Friends, there is a confession I must make: I have a temper. I get frustrated on a regular basis, and angry occasionally, but every once in awhile, I lose my mind with rage. It's pretty epic.
Today I got so mad I told a woman that I hoped she died a horrible death.
You're probably thinking, "JAYZUS. This has nothing to do with sewing."
Except it has everything to do with sewing, because it involves the most beautiful machine I've ever laid my eyes on:
This morning, Mama and Papa Grand, Rob, and I all went to an antique fair. It's a great time (usually), and I especially love seeing the people who are trying to sell broken Toy Singers for $200. Ummm ... not so much.
We are walking around and nearly done with the fair when Rob and I stumble across this being used as a display in a man's booth. My heart drops - it's an instant case of LUST. I convince myself we have no room, not even for the price of $39. Yes, $39.
Eventually, both Mama and Papa Grand come over, they are trying to convince me to get it, I say we have no room, and Rob talks the guy down to $25. Boom. Rob hands over money, kisses my cheek, and we both agree that this 1935 sewing machine will be a stunning display in the window of the sewing studio I'm hoping to open in +5 years.
Unless of course we can get the electric extensions working and then I will be using this immediately.
Now, you may be wondering how this goes from such a glorious moment to one of complete horror. In the 30 seconds (that's not an exaggeration) between Rob handing the money to the guy and us standing there, basking in the beauty of this machine, a woman comes up and wiggles into our little circle. She asks how much the machine is, we say it's been sold - we've just bought it. She then pushes my mother's hand off of the extension and proceeds to try and look under the extension for a price. She lets go of the extension almost immediately in midair. The entire machine folds in on itself as the extension SNAPS closed so quickly that the cabinet is now damaged by the machine.
We all stand there in silence and horror as we reopen the machine and the once pristine extension is now marred with divots and scratches..
I nearly cried my eyes out, but I was so stunned that everything had turned so quickly. The woman defensively says, "I was just looking for a price! She had her hand on it! " We say to her, again, "We JUST bought it." "We told you it had been sold!" She just stood there grinning stupidly at us.
The poor vendor said he would give our money back, but we said no, we're taking the machine. The woman fled.
OH NO SHE DID NOT.
This is when the rage monster hit and I said, "Rob. I need to go say something to that woman." I follow her and wait until she comes out of another booth ... and then it was like the dragon was released.
Me: "I want to thank you for RUINING that machine I had just bought. YOU RUINED IT."
Her: "Well! HER hand was on it!" (meaning Mama Grand. Note to people: NEVER blame Mama Grand for anything. It will not work in your favor.)

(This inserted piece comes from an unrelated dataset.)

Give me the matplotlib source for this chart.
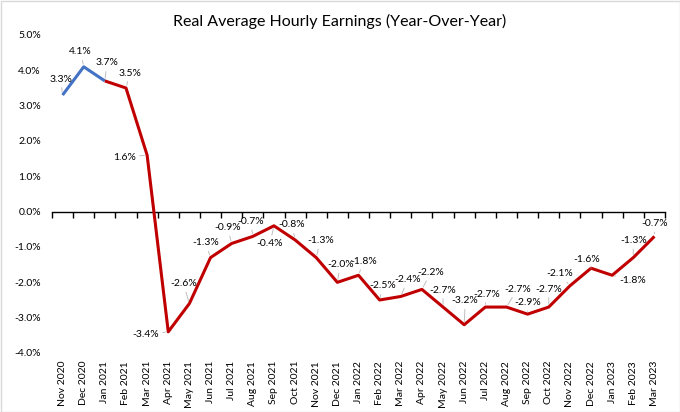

Me: YOU. ARE. A. C---." (Turns and walks away.)
Her: "You are so rude! Go to hell!"
Me: (Turns back around. Gets back in her face. Rob shoves me away) "I HOPE YOU DIE A HORRIBLE DEATH!"
Yep. And then I walked away again. If she had admitted that she had done it, if she had apologized, I might not have been so upset. Instead, she chose to blame other people for what she did and damaged something that had just been given to me.
Rob stays with her to try and get her name so he can file a police report/charges in civil court to pay for the damages and repairs. (Lawyers are sexy, y'all.) She won't give it, so Rob goes to get the police, who wouldn't take a report and get the woman's name because it's a civil matter. Once I hear that, I'm doubly glad I said what I did.
As you can guess from the above story, my new year's resolution of less fighting with strangers went completely out the window. It didn't have a chance.
After the incident, I went and sat in the car and shook for 20 minutes. I apologized to Mama and Papa, but they were angry too, so it was okay with them that I lost my mind temporarily. I also apologized to Rob, who kissed me and said he still loved me. I'm lucky to have him, folks.
*Interruption: Mama Grand just called on the phone and told me she "almost pulled a Megan." (I guess that's what we are calling it now?!) She's at the gas station and a woman was closing her gas cap with the same hand that was holding her lit cigarette.*
Friends, I do love this machine. It's still stunning despite the scratches and damage it sustained today, and once we have a definite place for it, I will open it up and display it always. I hope that my anger cools a bit so that I don't always think of the woman when I see those scratches, but that's hard to say: I've been known to hold grudges for at least a decade. I also hope that my tale of sewing machine rage hasn't shocked you too badly as you are the last people I would ever wish to offend - I look at you as my friends, so I hope you'll forgive me for the language included here today.
I'm off to drink some wine and shake off today with a bubble bath.
Have a fantastic evening all, and we'll resume with our normally scheduled happy Meg tomorrow.